Homebuilders are feeling more confident about the housing market as a decline in mortgage rates bolsters expectations of stronger demand from buyers.

The National Association of Home Builders (NAHB)/Wells Fargo Housing Market Index (HMI) rose 4 points to 48 in February, marking the third consecutive month that sentiment gained and the highest level since August 2023. Economists polled by Bloomberg were anticipating a reading of 46.

The continued enthusiasm reflects the strength of the newly constructed home market and expectations that mortgage rates will continue to move lower, fueling more buyer appetite.

“Buyer traffic is improving as even small declines in interest rates will produce a disproportionate positive response among likely home purchasers,” said NAHB Chairman Alicia Huey, a custom home builder and developer from Birmingham, Ala, in a press release.

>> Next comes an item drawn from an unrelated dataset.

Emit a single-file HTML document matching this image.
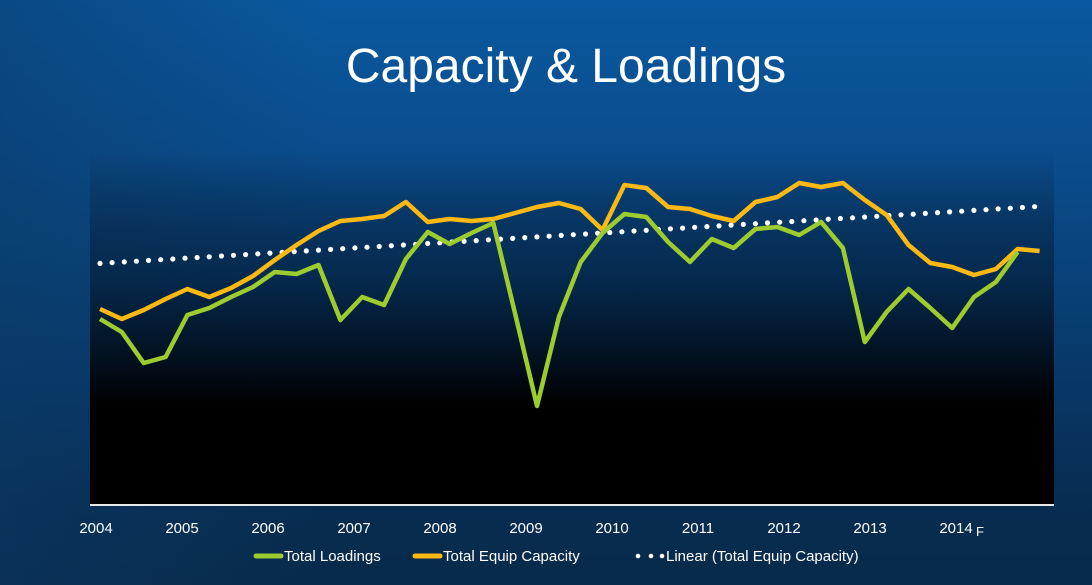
<!DOCTYPE html>
<html><head><meta charset="utf-8"><style>
html,body{margin:0;padding:0;width:1092px;height:585px;overflow:hidden;}
body{background:linear-gradient(180deg,#0a58a0 0%,#0a4b8a 30%,#083a6c 60%,#072d52 85%,#082a4b 100%);font-family:"Liberation Sans",sans-serif;}
svg{position:absolute;left:0;top:0;}
</style></head><body>
<svg width="1092" height="585">
<defs>
<linearGradient id="pg" x1="0" y1="0" x2="0" y2="1">
<stop offset="0" stop-color="#000" stop-opacity="0"/>
<stop offset="0.35" stop-color="#021428" stop-opacity="0.5"/>
<stop offset="0.72" stop-color="#000" stop-opacity="1"/>
<stop offset="1" stop-color="#000" stop-opacity="1"/>
</linearGradient>
<linearGradient id="lg" x1="0" y1="0" x2="1" y2="0">
<stop offset="0" stop-color="#0b3a66" stop-opacity="0.5"/>
<stop offset="0.3" stop-color="#0b3a66" stop-opacity="0"/>
</linearGradient>
</defs>
<rect x="0" y="0" width="1092" height="585" fill="url(#lg)"/>
<rect x="90" y="150" width="964" height="355" fill="url(#pg)"/>
<line x1="90" y1="505" x2="1054" y2="505" stroke="#e8e8e8" stroke-width="2"/>
<text x="566" y="82" fill="#fff" font-size="48" text-anchor="middle">Capacity &amp; Loadings</text>
<g id="marks"></g>
<g id="xlabels"></g>
<g>
<line x1="256" y1="556" x2="281" y2="556" stroke="#9dcc2f" stroke-width="5" stroke-linecap="round"/>
<text x="284" y="561" fill="#fff" font-size="15">Total Loadings</text>
<line x1="415" y1="556" x2="440" y2="556" stroke="#fdb913" stroke-width="5" stroke-linecap="round"/>
<text x="443" y="561" fill="#fff" font-size="15">Total Equip Capacity</text>
<circle cx="638" cy="556" r="2.3" fill="#fff"/>
<circle cx="651" cy="556" r="2.3" fill="#fff"/>
<circle cx="662" cy="556" r="2.3" fill="#fff"/>
<text x="666" y="561" fill="#fff" font-size="15">Linear (Total Equip Capacity)</text>
</g>
</svg>
<script>
const years = ["2004","2005","2006","2007","2008","2009","2010","2011","2012","2013","2014"];
const loadings = [186,173,142,148,190,197,208,218,233,231,240,185,208,200,246,273,261,272,282,191,99,188,243,272,291,288,263,243,266,257,276,278,270,283,257,163,193,216,197,177,208,223,253,null];
const capacity = [196,186,195,206,216,208,217,229,245,260,274,284,286,289,303,283,286,284,286,292,298,302,296,275,320,317,298,296,289,284,303,308,322,318,322,305,290,260,242,238,230,236,256,254];
const NS = "http://www.w3.org/2000/svg";
const x0 = 100, dx = 21.85;
function xq(i){ return x0 + i*dx; }
function yv(v){ return 505 - v; }
const g = document.getElementById('marks');
function poly(arr, color, name){
  const pts = [];
  arr.forEach((v,i)=>{ if(v!==null) pts.push(xq(i).toFixed(1)+","+yv(v).toFixed(1)); });
  const p = document.createElementNS(NS,'polyline');
  p.setAttribute('points', pts.join(' '));
  p.setAttribute('fill','none');
  p.setAttribute('stroke',color);
  p.setAttribute('stroke-width','4.5');
  p.setAttribute('stroke-linejoin','round');
  
  
  g.appendChild(p);
}
const n = capacity.length;
let sx=0, sy=0, sxx=0, sxy=0;
capacity.forEach((v,i)=>{ sx+=i; sy+=v; sxx+=i*i; sxy+=i*v; });
const slope = (n*sxy - sx*sy)/(n*sxx - sx*sx);
const icpt = (sy - slope*sx)/n;
const tx0 = xq(0), tx1 = xq(n-1)-5;
const steps = Math.round((tx1-tx0)/12.1);
for(let k=0;k<=steps;k++){
  const xx = tx0 + (tx1-tx0)*k/steps;
  const idx = (xx - x0)/dx;
  const c = document.createElementNS(NS,'circle');
  c.setAttribute('cx', xx.toFixed(1));
  c.setAttribute('cy', yv(icpt + slope*idx).toFixed(1));
  c.setAttribute('r','2.6');
  c.setAttribute('fill','#fff');
  
  
  g.appendChild(c);
}
poly(capacity,'#fdb913','capacity-line');
poly(loadings,'#9dcc2f','loadings-line');
const xl = document.getElementById('xlabels');
years.forEach((y,k)=>{
  const t = document.createElementNS(NS,'text');
  t.setAttribute('x', (96 + (xq(4*k)-100)*0.984).toFixed(1));
  t.setAttribute('y', '533');
  t.setAttribute('fill','#fff');
  t.setAttribute('font-size','15');
  t.setAttribute('text-anchor','middle');
  t.textContent = y;
  
  
  xl.appendChild(t);
});
const f = document.createElementNS(NS,'text');
f.setAttribute('x','976'); f.setAttribute('y','536');
f.setAttribute('fill','#fff'); f.setAttribute('font-size','13');
f.textContent = 'F';


xl.appendChild(f);
</script>
</body></html>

“And while mortgage rates still remain too high for many prospective buyers, we anticipate that due to pent-up demand, many more buyers will enter the marketplace if mortgage rates continue to decline this year.”

Mortgage rates have softened from their near 8% peak last year, and more builders are cutting back on reducing home prices to boost sales. In February, 25% of builders reported cutting home prices, down from 31% in January and 36% in the last two months of 2023.

Meanwhile, the share of builders offering some form of incentive dropped to 58% in February, down from 62% in January and the lowest share since last August.